«Pensare bene al futuro, per un futuro più bello», il nuovo libro di Luca De Biase a Glocal 2024
In "Apologia del futuro", l'autore invita i lettori a pensare al futuro in un modo differente e sprona i giornalisti a raccontare il mondo aiutando il loro pubblico in questo percorso
Il futuro può apparire negativo, ma se si comincia a pensare bene a quello che potrebbe verificarsi, è possibile costruire insieme un futuro migliore. Ne è convinto Luca De Biase, autore di Apologia del futuro. Il giornalista ha raccontato il suo libro giovedì 7 novembre al Festival Glocal di Varese intervistato da Michele Mancino, vicedirettore di VareseNews.

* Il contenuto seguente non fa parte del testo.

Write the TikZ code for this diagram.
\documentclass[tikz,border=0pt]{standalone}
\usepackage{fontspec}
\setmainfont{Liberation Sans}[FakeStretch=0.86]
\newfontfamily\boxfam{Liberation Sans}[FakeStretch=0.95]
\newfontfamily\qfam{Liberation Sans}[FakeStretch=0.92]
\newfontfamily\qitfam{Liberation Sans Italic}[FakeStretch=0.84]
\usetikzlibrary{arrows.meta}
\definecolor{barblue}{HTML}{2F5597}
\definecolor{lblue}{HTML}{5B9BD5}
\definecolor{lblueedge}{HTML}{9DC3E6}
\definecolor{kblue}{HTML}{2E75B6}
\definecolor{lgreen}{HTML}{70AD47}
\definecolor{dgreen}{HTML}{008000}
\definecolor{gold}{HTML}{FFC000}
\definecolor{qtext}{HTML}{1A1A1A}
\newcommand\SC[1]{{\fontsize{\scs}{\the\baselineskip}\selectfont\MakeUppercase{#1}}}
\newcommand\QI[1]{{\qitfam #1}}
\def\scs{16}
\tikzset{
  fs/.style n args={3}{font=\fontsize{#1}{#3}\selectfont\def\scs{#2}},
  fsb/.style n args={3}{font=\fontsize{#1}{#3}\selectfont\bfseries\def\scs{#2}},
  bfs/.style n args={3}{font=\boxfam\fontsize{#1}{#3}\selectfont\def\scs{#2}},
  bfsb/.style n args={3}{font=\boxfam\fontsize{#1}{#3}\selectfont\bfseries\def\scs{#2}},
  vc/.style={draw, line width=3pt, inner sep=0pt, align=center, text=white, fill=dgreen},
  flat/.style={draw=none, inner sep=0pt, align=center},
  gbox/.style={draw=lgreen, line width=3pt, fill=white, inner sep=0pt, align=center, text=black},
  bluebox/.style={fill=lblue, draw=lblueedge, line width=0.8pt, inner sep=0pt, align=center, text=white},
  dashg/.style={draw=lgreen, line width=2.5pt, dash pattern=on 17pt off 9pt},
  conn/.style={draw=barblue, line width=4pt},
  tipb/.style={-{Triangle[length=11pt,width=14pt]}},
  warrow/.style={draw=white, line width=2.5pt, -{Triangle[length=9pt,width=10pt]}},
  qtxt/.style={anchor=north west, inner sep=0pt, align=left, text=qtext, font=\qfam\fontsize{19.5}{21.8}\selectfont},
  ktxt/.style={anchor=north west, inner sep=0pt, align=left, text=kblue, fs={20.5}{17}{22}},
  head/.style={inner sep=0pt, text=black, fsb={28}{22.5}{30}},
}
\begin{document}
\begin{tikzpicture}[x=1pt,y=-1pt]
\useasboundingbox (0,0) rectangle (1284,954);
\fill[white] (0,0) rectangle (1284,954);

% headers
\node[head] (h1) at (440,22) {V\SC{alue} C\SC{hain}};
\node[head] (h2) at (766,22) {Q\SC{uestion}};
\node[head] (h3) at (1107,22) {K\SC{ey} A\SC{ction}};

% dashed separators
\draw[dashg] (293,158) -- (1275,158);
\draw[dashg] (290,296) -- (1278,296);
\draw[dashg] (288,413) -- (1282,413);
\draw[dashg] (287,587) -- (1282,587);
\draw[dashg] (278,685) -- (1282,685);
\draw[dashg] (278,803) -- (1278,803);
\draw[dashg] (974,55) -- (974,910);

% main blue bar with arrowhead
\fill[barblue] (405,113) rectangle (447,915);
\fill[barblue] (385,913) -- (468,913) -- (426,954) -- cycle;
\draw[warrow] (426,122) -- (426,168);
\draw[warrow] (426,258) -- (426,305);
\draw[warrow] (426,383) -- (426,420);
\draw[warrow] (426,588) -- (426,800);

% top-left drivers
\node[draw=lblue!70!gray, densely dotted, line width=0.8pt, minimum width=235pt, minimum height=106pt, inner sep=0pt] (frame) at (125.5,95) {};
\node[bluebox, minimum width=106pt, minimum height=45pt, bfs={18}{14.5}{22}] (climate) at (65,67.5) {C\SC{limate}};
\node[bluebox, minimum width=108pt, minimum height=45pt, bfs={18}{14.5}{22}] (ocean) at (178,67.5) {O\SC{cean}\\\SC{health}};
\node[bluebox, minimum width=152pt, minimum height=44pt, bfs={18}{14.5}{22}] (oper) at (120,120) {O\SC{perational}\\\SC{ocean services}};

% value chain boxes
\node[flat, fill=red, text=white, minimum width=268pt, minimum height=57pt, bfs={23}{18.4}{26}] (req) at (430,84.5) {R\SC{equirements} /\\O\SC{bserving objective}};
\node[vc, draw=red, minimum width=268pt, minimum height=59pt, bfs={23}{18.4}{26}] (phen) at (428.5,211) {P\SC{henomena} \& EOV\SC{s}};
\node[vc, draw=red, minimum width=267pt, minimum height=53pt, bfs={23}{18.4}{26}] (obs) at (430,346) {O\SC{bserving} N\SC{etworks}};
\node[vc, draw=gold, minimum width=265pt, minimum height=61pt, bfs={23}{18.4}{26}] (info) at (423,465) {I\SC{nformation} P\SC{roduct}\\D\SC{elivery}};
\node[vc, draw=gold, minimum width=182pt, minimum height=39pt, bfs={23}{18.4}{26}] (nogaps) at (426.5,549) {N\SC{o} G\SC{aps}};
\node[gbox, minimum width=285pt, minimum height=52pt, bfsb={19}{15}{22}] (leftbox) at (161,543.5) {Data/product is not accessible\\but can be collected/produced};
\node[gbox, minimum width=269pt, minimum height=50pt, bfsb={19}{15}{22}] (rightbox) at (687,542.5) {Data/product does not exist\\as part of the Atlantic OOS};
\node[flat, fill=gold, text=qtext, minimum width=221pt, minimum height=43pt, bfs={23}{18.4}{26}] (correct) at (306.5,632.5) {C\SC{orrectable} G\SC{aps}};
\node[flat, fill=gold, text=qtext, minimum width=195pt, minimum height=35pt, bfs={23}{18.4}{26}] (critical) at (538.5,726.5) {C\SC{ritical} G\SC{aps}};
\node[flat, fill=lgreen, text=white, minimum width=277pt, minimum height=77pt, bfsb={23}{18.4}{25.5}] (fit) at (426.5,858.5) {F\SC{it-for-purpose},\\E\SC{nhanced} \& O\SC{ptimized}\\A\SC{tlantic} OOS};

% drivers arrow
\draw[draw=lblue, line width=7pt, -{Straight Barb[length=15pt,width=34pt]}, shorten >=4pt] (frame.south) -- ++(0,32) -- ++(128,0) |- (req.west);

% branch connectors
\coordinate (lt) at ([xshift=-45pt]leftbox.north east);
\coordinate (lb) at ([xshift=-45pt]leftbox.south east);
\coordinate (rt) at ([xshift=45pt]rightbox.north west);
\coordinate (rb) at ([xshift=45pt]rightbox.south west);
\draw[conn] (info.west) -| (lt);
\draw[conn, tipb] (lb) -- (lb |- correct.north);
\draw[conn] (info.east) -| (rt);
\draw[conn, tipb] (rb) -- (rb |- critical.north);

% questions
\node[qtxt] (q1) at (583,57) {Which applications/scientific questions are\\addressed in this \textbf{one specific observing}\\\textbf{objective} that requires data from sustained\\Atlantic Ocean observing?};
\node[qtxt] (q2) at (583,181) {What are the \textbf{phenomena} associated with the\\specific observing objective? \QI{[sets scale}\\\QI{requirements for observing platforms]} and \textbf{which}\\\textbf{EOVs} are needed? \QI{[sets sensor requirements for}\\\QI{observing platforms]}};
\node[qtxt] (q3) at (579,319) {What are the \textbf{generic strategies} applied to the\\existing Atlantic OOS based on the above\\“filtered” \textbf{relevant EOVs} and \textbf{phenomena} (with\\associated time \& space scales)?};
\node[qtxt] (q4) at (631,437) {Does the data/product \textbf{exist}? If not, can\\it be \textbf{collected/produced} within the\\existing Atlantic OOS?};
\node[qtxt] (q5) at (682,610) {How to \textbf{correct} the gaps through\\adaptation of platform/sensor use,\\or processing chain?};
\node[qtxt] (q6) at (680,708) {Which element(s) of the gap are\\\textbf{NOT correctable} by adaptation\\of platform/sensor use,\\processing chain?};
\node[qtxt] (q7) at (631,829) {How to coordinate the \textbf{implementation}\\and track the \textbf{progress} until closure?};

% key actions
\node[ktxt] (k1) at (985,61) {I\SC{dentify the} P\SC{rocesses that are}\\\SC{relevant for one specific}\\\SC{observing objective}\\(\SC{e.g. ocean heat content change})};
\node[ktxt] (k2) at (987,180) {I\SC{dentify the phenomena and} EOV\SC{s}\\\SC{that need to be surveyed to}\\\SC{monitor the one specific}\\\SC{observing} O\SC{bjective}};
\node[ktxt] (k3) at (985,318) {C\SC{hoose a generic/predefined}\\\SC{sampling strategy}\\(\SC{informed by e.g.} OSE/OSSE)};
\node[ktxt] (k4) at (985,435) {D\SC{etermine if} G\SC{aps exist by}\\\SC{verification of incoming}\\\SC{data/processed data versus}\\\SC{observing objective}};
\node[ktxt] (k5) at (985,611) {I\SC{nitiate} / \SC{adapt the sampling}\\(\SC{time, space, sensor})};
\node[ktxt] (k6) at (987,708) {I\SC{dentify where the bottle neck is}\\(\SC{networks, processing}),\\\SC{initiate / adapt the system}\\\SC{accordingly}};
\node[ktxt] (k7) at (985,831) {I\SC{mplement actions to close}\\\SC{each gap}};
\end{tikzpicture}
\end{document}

Il libro ruota intorno a una considerazione: il futuro non esiste, esistono invece i nostri pensieri e le conseguenze che generano. «Le nuove generazioni – afferma De Biase – vedono davanti a loro un brutto futuro. Tra guerre, riscaldamento globale e perdita di biodiversità, ci sono tanti segnali che invitano a questa conclusione. Si tratta però di un salto logico che ignora la nostra capacità di leggere questi segnali e interpretarli senza adottare una narrativa negativa a priori. Attraverso i nostri pensieri, noi possiamo avere conseguenze sul futuro e costruirne uno migliore».

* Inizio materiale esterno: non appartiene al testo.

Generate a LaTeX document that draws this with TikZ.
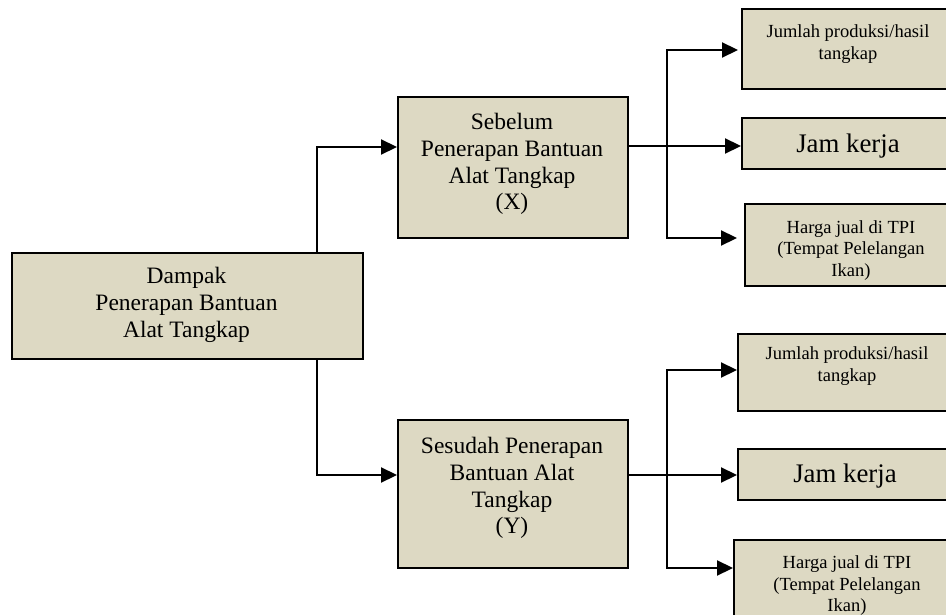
\documentclass[tikz,border=0pt]{standalone}
\usepackage{fontspec}
\setmainfont{Liberation Serif}
\usetikzlibrary{arrows.meta,calc}
\definecolor{boxfill}{RGB}{221,217,195}
\tikzset{
  box/.style={draw=black, line width=2pt, fill=boxfill, inner sep=0pt, anchor=north west},
  bigtxt/.style={align=center, inner sep=0pt, font=\fontsize{23.5pt}{26.8pt}\selectfont},
  jamtxt/.style={align=center, inner sep=0pt, font=\fontsize{26.8pt}{30pt}\selectfont},
  smalltxt/.style={align=center, inner sep=0pt, font=\fontsize{18.5pt}{21.5pt}\selectfont},
  arr/.style={line width=2.2pt, -{Triangle[length=16pt,width=15pt]}},
}
\begin{document}
\begin{tikzpicture}[x=1pt,y=-1pt]
\useasboundingbox (0,0) rectangle (946,615);
\fill[white] (0,0) rectangle (946,615);
% boxes
\node[box, minimum width=351pt, minimum height=106pt] (main) at (11,252) {};
\node[box, minimum width=230pt, minimum height=141pt] (seb) at (397,96) {};
\node[box, minimum width=230pt, minimum height=148pt] (ses) at (397,419) {};
\node[box, minimum width=214pt, minimum height=80pt] (t1) at (741,8) {};
\node[box, minimum width=214pt, minimum height=51pt] (t2) at (741,117) {};
\node[box, minimum width=214pt, minimum height=82pt] (t3) at (744,203) {};
\node[box, minimum width=220pt, minimum height=77pt] (b1) at (737,333) {};
\node[box, minimum width=216pt, minimum height=51pt] (b2) at (737,448) {};
\node[box, minimum width=228pt, minimum height=110pt] (b3) at (733,539) {};
% texts
\node[bigtxt] (maint) at (186.5,305) {Dampak\\Penerapan Bantuan\\Alat Tangkap};
\node[bigtxt] (sebt) at (512,164) {Sebelum\\Penerapan Bantuan\\Alat Tangkap\\(X)};
\node[bigtxt] (sest) at (512,488) {Sesudah Penerapan\\Bantuan Alat\\Tangkap\\(Y)};
\node[smalltxt] (t1t) at (848,44) {Jumlah produksi/hasil\\tangkap};
\node[jamtxt] (t2t) at (848,146) {Jam kerja};
\node[smalltxt] (t3t) at (851,250.5) {Harga jual di TPI\\(Tempat Pelelangan\\Ikan)};
\node[smalltxt] (b1t) at (847,366) {Jumlah produksi/hasil\\tangkap};
\node[jamtxt] (b2t) at (845,476) {Jam kerja};
\node[smalltxt] (b3t) at (847,586) {Harga jual di TPI\\(Tempat Pelelangan\\Ikan)};
% junctions
\coordinate (j1) at (317,147);
\coordinate (j2) at (317,475);
\coordinate (k1) at (667,50);
\coordinate (k2) at (667,146);
\coordinate (k3) at (667,238);
\coordinate (m1) at (667,370);
\coordinate (m2) at (667,475);
\coordinate (m3) at (667,568);
% connectors
\draw[arr] (j1 |- main.north) -- (j1) -- (seb.west |- j1);
\draw[arr] (j2 |- main.south) -- (j2) -- (ses.west |- j2);
\draw[arr] (seb.east |- k2) -- (t2.west |- k2);
\draw[arr, shorten >=3pt] (k2) -- (k1) -- (t1.west |- k1);
\draw[arr, shorten >=7pt] (k2) -- (k3) -- (t3.west |- k3);
\draw[arr] (ses.east |- m2) -- (b2.west |- m2);
\draw[arr] (m2) -- (m1) -- (b1.west |- m1);
\draw[arr] (m2) -- (m3) -- (b3.west |- m3);
\end{tikzpicture}
\end{document}
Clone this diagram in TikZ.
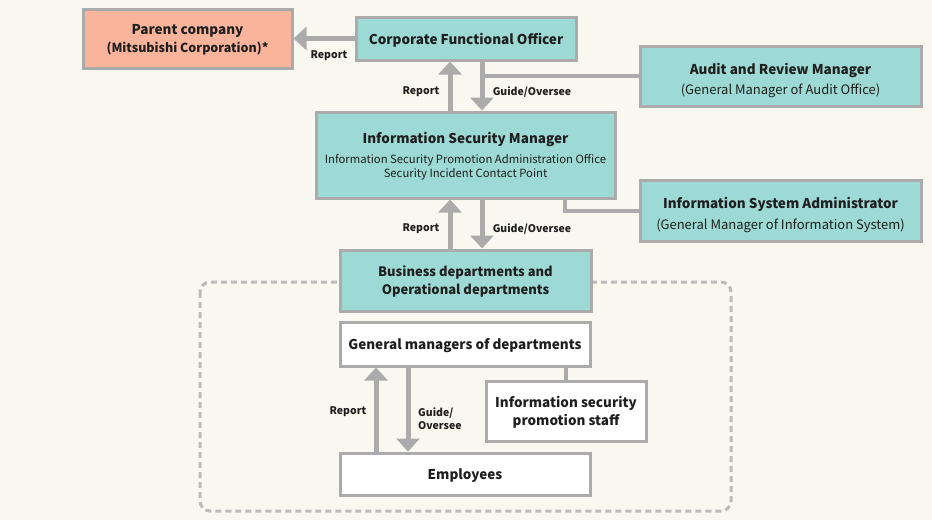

Un obiettivo che secondo l’autore si può raggiungere solo se si ripensa la società in cui viviamo. «Il contesto neoliberista attuale – sottolinea De Biase – ci ha portato a considerarci come individui in grado di “fare da soli”, ma non possiamo combattere da soli contro le avversità di ogni giorno, che ci impediscono di pensare al futuro. Bisogna quindi scoprire di nuovo quella intelligenza collettiva che ci mette in relazione con le altre persone».

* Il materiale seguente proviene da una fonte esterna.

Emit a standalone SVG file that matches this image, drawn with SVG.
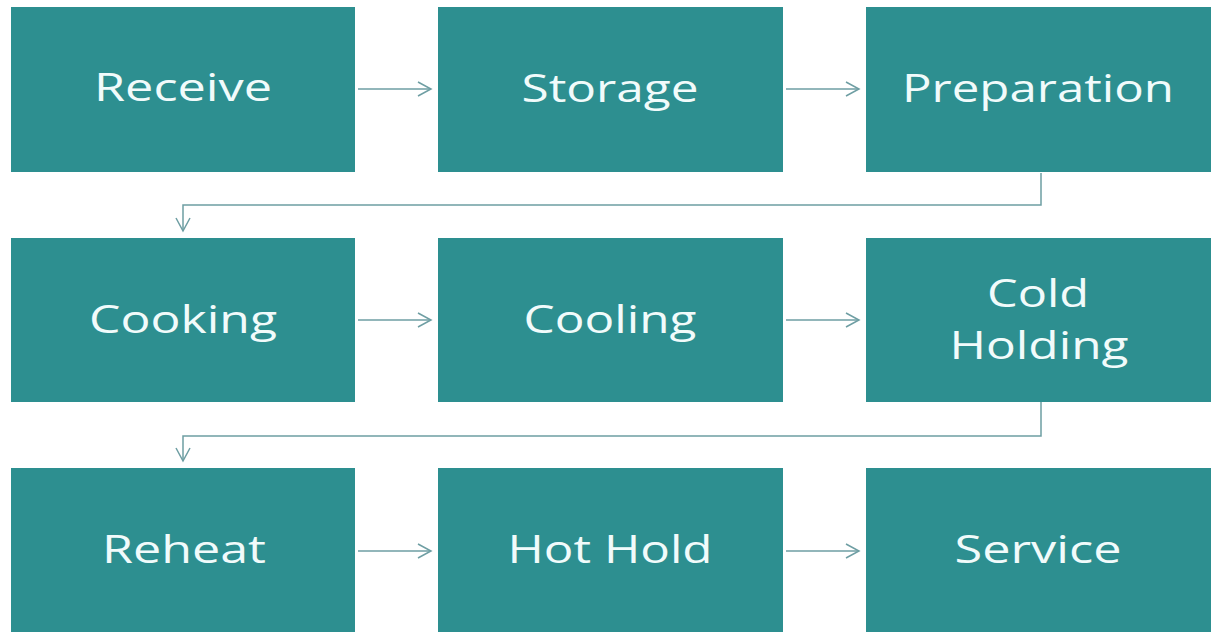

Ed è qui che il giornalismo trova il suo ruolo. «Per realizzare il bene della collettività – rimarca l’autore –, è necessario costruire un’opinione in comune, ma ancora prima bisogna arrivare a riconoscere dei fatti in comune. Il giornalista è simile a un artigiano, che deve ricercare e raccontare i fatti in maniera trasparente al proprio pubblico, a differenza delle grandi piattaforme che presentano le informazioni in modo banale e polarizzante».